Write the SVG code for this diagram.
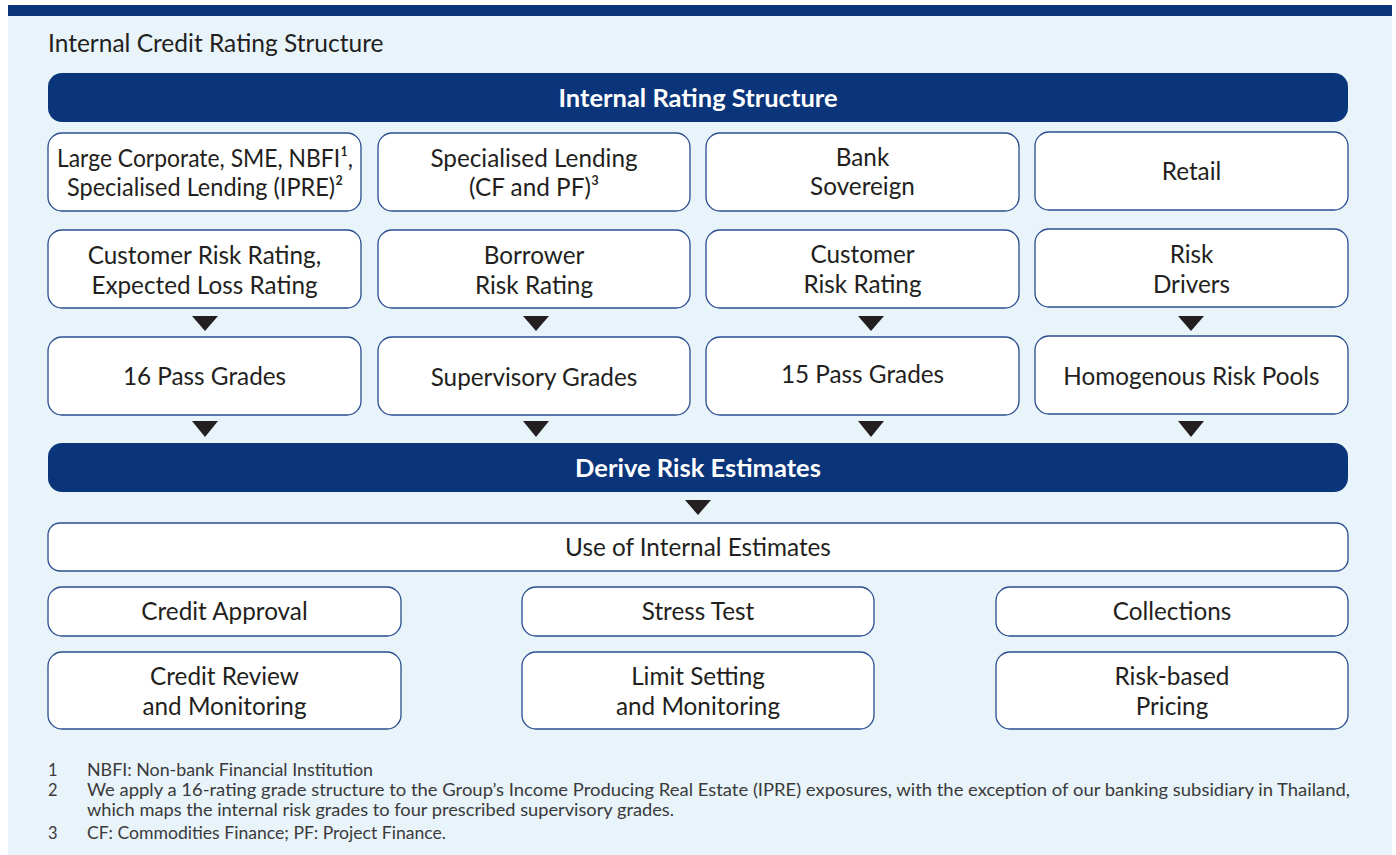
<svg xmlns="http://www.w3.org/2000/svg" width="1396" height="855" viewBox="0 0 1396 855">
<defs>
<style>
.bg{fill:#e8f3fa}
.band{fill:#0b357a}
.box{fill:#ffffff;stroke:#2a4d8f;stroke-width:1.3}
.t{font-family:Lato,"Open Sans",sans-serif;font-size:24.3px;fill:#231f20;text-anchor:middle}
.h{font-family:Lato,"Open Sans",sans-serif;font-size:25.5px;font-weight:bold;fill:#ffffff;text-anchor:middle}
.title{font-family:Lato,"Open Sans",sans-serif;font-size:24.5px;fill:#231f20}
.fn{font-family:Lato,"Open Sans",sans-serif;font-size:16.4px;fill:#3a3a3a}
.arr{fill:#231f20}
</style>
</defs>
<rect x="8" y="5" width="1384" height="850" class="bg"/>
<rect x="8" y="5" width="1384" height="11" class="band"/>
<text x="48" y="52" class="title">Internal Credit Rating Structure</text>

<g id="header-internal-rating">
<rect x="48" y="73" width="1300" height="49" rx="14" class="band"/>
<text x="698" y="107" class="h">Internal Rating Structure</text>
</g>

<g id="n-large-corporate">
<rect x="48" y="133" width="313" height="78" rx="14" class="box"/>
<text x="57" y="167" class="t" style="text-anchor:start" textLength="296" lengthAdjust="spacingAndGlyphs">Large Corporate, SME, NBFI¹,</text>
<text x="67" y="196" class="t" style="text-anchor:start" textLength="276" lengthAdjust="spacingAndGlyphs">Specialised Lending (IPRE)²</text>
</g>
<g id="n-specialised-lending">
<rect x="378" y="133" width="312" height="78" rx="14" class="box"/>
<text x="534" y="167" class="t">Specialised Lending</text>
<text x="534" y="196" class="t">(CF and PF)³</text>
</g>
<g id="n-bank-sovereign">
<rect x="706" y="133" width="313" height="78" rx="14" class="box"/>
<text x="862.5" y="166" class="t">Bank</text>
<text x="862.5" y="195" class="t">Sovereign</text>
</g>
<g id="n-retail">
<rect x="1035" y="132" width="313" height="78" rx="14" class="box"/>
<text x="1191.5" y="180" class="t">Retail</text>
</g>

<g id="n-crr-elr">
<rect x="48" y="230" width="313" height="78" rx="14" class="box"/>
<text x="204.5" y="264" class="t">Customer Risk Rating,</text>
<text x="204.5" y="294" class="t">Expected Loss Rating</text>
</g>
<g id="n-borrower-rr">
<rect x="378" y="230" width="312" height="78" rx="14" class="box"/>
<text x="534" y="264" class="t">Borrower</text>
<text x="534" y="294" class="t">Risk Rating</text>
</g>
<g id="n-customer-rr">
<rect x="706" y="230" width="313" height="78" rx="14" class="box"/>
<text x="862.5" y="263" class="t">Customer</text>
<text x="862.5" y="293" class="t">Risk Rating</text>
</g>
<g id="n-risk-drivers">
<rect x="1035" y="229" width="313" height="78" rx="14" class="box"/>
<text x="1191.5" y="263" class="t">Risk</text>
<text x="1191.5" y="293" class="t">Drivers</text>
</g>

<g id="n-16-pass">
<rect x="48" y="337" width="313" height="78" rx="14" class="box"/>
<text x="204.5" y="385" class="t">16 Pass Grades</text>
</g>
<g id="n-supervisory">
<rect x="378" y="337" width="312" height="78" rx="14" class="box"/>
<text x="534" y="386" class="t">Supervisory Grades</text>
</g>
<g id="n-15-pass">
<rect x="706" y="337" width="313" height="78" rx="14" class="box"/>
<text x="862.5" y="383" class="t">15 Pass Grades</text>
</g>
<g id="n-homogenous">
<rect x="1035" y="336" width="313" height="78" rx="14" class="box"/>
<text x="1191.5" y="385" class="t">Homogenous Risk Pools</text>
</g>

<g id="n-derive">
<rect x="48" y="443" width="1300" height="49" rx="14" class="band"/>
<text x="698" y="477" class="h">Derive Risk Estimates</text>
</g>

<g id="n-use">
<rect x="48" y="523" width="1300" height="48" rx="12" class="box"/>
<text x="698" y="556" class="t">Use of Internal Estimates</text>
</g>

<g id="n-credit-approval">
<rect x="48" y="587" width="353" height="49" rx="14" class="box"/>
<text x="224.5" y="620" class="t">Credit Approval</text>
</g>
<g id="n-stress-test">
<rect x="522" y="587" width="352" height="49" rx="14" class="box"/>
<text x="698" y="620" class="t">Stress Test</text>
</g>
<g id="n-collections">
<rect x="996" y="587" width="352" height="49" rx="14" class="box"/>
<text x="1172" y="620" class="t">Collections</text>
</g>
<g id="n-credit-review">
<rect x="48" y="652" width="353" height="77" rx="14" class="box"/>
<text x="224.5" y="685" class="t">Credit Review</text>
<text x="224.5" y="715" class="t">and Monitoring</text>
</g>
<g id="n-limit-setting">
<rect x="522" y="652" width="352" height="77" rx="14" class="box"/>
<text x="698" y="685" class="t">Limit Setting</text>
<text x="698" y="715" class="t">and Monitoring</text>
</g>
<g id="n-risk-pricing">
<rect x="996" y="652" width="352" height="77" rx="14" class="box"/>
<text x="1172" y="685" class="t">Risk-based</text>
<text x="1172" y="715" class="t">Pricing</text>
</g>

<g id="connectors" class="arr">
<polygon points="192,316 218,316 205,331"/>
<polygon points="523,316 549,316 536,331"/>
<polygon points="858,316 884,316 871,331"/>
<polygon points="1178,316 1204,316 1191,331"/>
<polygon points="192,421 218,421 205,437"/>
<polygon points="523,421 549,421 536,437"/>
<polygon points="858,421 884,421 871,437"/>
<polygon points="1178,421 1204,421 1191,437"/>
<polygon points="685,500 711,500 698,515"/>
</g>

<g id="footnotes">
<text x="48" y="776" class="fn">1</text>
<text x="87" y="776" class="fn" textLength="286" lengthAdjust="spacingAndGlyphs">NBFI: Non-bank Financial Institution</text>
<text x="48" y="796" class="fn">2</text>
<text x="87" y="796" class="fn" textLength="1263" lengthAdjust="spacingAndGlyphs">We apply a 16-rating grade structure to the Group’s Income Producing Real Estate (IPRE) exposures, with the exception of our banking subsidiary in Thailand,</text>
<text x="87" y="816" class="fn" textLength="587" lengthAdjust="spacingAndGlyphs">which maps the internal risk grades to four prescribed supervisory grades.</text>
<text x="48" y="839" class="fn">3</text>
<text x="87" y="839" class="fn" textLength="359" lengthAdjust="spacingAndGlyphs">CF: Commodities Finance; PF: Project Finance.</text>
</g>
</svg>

· · · ·

▸ **Task requirements**
Every line above should be returned word for word, with the pictures left behind.

▸ **Output for this exercise**
Write the SVG code for this diagram.
<svg xmlns="http://www.w3.org/2000/svg" width="1396" height="855" viewBox="0 0 1396 855">
<defs>
<style>
.bg{fill:#e8f3fa}
.band{fill:#0b357a}
.box{fill:#ffffff;stroke:#2a4d8f;stroke-width:1.3}
.t{font-family:Lato,"Open Sans",sans-serif;font-size:24.3px;fill:#231f20;text-anchor:middle}
.h{font-family:Lato,"Open Sans",sans-serif;font-size:25.5px;font-weight:bold;fill:#ffffff;text-anchor:middle}
.title{font-family:Lato,"Open Sans",sans-serif;font-size:24.5px;fill:#231f20}
.fn{font-family:Lato,"Open Sans",sans-serif;font-size:16.4px;fill:#3a3a3a}
.arr{fill:#231f20}
</style>
</defs>
<rect x="8" y="5" width="1384" height="850" class="bg"/>
<rect x="8" y="5" width="1384" height="11" class="band"/>
<text x="48" y="52" class="title">Internal Credit Rating Structure</text>

<g id="header-internal-rating">
<rect x="48" y="73" width="1300" height="49" rx="14" class="band"/>
<text x="698" y="107" class="h">Internal Rating Structure</text>
</g>

<g id="n-large-corporate">
<rect x="48" y="133" width="313" height="78" rx="14" class="box"/>
<text x="57" y="167" class="t" style="text-anchor:start" textLength="296" lengthAdjust="spacingAndGlyphs">Large Corporate, SME, NBFI¹,</text>
<text x="67" y="196" class="t" style="text-anchor:start" textLength="276" lengthAdjust="spacingAndGlyphs">Specialised Lending (IPRE)²</text>
</g>
<g id="n-specialised-lending">
<rect x="378" y="133" width="312" height="78" rx="14" class="box"/>
<text x="534" y="167" class="t">Specialised Lending</text>
<text x="534" y="196" class="t">(CF and PF)³</text>
</g>
<g id="n-bank-sovereign">
<rect x="706" y="133" width="313" height="78" rx="14" class="box"/>
<text x="862.5" y="166" class="t">Bank</text>
<text x="862.5" y="195" class="t">Sovereign</text>
</g>
<g id="n-retail">
<rect x="1035" y="132" width="313" height="78" rx="14" class="box"/>
<text x="1191.5" y="180" class="t">Retail</text>
</g>

<g id="n-crr-elr">
<rect x="48" y="230" width="313" height="78" rx="14" class="box"/>
<text x="204.5" y="264" class="t">Customer Risk Rating,</text>
<text x="204.5" y="294" class="t">Expected Loss Rating</text>
</g>
<g id="n-borrower-rr">
<rect x="378" y="230" width="312" height="78" rx="14" class="box"/>
<text x="534" y="264" class="t">Borrower</text>
<text x="534" y="294" class="t">Risk Rating</text>
</g>
<g id="n-customer-rr">
<rect x="706" y="230" width="313" height="78" rx="14" class="box"/>
<text x="862.5" y="263" class="t">Customer</text>
<text x="862.5" y="293" class="t">Risk Rating</text>
</g>
<g id="n-risk-drivers">
<rect x="1035" y="229" width="313" height="78" rx="14" class="box"/>
<text x="1191.5" y="263" class="t">Risk</text>
<text x="1191.5" y="293" class="t">Drivers</text>
</g>

<g id="n-16-pass">
<rect x="48" y="337" width="313" height="78" rx="14" class="box"/>
<text x="204.5" y="385" class="t">16 Pass Grades</text>
</g>
<g id="n-supervisory">
<rect x="378" y="337" width="312" height="78" rx="14" class="box"/>
<text x="534" y="386" class="t">Supervisory Grades</text>
</g>
<g id="n-15-pass">
<rect x="706" y="337" width="313" height="78" rx="14" class="box"/>
<text x="862.5" y="383" class="t">15 Pass Grades</text>
</g>
<g id="n-homogenous">
<rect x="1035" y="336" width="313" height="78" rx="14" class="box"/>
<text x="1191.5" y="385" class="t">Homogenous Risk Pools</text>
</g>

<g id="n-derive">
<rect x="48" y="443" width="1300" height="49" rx="14" class="band"/>
<text x="698" y="477" class="h">Derive Risk Estimates</text>
</g>

<g id="n-use">
<rect x="48" y="523" width="1300" height="48" rx="12" class="box"/>
<text x="698" y="556" class="t">Use of Internal Estimates</text>
</g>

<g id="n-credit-approval">
<rect x="48" y="587" width="353" height="49" rx="14" class="box"/>
<text x="224.5" y="620" class="t">Credit Approval</text>
</g>
<g id="n-stress-test">
<rect x="522" y="587" width="352" height="49" rx="14" class="box"/>
<text x="698" y="620" class="t">Stress Test</text>
</g>
<g id="n-collections">
<rect x="996" y="587" width="352" height="49" rx="14" class="box"/>
<text x="1172" y="620" class="t">Collections</text>
</g>
<g id="n-credit-review">
<rect x="48" y="652" width="353" height="77" rx="14" class="box"/>
<text x="224.5" y="685" class="t">Credit Review</text>
<text x="224.5" y="715" class="t">and Monitoring</text>
</g>
<g id="n-limit-setting">
<rect x="522" y="652" width="352" height="77" rx="14" class="box"/>
<text x="698" y="685" class="t">Limit Setting</text>
<text x="698" y="715" class="t">and Monitoring</text>
</g>
<g id="n-risk-pricing">
<rect x="996" y="652" width="352" height="77" rx="14" class="box"/>
<text x="1172" y="685" class="t">Risk-based</text>
<text x="1172" y="715" class="t">Pricing</text>
</g>

<g id="connectors" class="arr">
<polygon points="192,316 218,316 205,331"/>
<polygon points="523,316 549,316 536,331"/>
<polygon points="858,316 884,316 871,331"/>
<polygon points="1178,316 1204,316 1191,331"/>
<polygon points="192,421 218,421 205,437"/>
<polygon points="523,421 549,421 536,437"/>
<polygon points="858,421 884,421 871,437"/>
<polygon points="1178,421 1204,421 1191,437"/>
<polygon points="685,500 711,500 698,515"/>
</g>

<g id="footnotes">
<text x="48" y="776" class="fn">1</text>
<text x="87" y="776" class="fn" textLength="286" lengthAdjust="spacingAndGlyphs">NBFI: Non-bank Financial Institution</text>
<text x="48" y="796" class="fn">2</text>
<text x="87" y="796" class="fn" textLength="1263" lengthAdjust="spacingAndGlyphs">We apply a 16-rating grade structure to the Group’s Income Producing Real Estate (IPRE) exposures, with the exception of our banking subsidiary in Thailand,</text>
<text x="87" y="816" class="fn" textLength="587" lengthAdjust="spacingAndGlyphs">which maps the internal risk grades to four prescribed supervisory grades.</text>
<text x="48" y="839" class="fn">3</text>
<text x="87" y="839" class="fn" textLength="359" lengthAdjust="spacingAndGlyphs">CF: Commodities Finance; PF: Project Finance.</text>
</g>
</svg>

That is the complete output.